- _Task to complete_
Tally the lines with the word "this" and report the number alone.

- _Exercise material_
####################
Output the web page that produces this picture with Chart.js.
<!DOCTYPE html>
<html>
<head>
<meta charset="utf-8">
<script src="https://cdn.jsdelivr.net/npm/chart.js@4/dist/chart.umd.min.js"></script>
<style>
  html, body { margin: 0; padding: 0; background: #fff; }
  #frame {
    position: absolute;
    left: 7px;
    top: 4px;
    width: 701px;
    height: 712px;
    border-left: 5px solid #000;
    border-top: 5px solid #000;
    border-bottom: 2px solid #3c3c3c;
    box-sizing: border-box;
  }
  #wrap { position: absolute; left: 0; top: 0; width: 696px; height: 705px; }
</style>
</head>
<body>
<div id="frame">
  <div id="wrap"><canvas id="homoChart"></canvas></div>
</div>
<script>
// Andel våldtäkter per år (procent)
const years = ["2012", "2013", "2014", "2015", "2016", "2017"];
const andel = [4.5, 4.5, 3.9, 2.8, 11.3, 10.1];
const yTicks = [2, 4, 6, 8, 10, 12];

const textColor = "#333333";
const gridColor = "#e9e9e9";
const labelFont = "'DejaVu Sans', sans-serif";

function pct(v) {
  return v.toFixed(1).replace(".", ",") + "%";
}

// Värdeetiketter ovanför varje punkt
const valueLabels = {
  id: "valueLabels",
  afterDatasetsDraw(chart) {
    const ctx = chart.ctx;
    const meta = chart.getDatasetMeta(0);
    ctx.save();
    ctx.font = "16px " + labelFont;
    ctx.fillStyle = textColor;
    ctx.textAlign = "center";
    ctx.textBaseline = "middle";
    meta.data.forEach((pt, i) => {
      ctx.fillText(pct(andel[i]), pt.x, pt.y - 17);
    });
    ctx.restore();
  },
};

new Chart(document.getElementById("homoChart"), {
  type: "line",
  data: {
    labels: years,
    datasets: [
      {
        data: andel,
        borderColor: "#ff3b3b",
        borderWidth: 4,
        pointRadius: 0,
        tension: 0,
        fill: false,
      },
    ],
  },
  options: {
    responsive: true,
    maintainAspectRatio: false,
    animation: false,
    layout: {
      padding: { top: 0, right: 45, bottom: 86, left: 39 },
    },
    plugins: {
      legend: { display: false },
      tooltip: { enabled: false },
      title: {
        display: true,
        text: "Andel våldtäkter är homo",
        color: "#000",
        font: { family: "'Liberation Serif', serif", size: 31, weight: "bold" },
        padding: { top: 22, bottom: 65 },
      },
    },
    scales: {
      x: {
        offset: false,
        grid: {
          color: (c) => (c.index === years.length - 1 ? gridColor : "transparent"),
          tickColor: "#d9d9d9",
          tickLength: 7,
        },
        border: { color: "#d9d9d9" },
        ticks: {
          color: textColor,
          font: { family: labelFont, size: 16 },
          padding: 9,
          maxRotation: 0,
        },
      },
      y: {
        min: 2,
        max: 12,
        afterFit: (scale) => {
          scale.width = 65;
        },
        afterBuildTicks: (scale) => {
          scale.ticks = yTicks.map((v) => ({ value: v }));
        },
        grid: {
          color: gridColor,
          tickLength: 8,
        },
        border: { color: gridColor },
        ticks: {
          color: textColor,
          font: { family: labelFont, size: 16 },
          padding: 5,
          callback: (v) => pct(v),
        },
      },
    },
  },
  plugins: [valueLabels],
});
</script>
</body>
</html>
####################
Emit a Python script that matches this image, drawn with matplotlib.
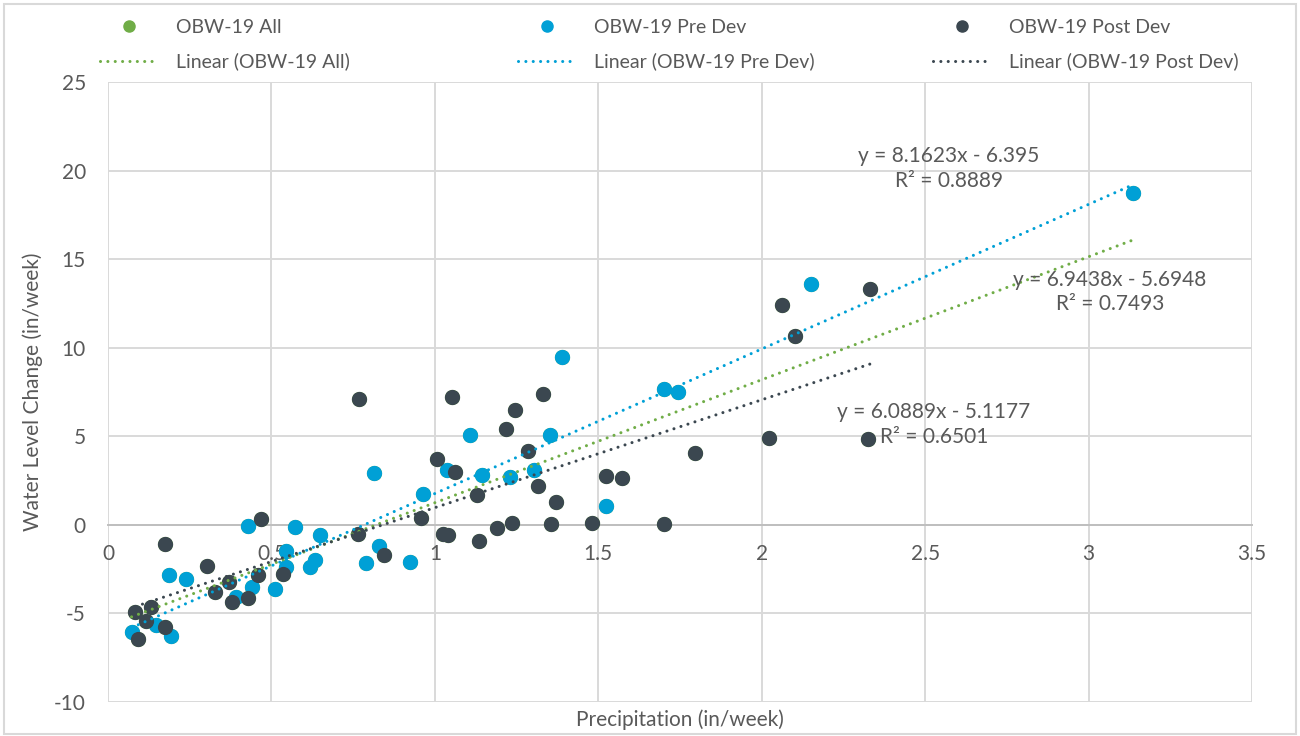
####################
- _Answer for the task_
2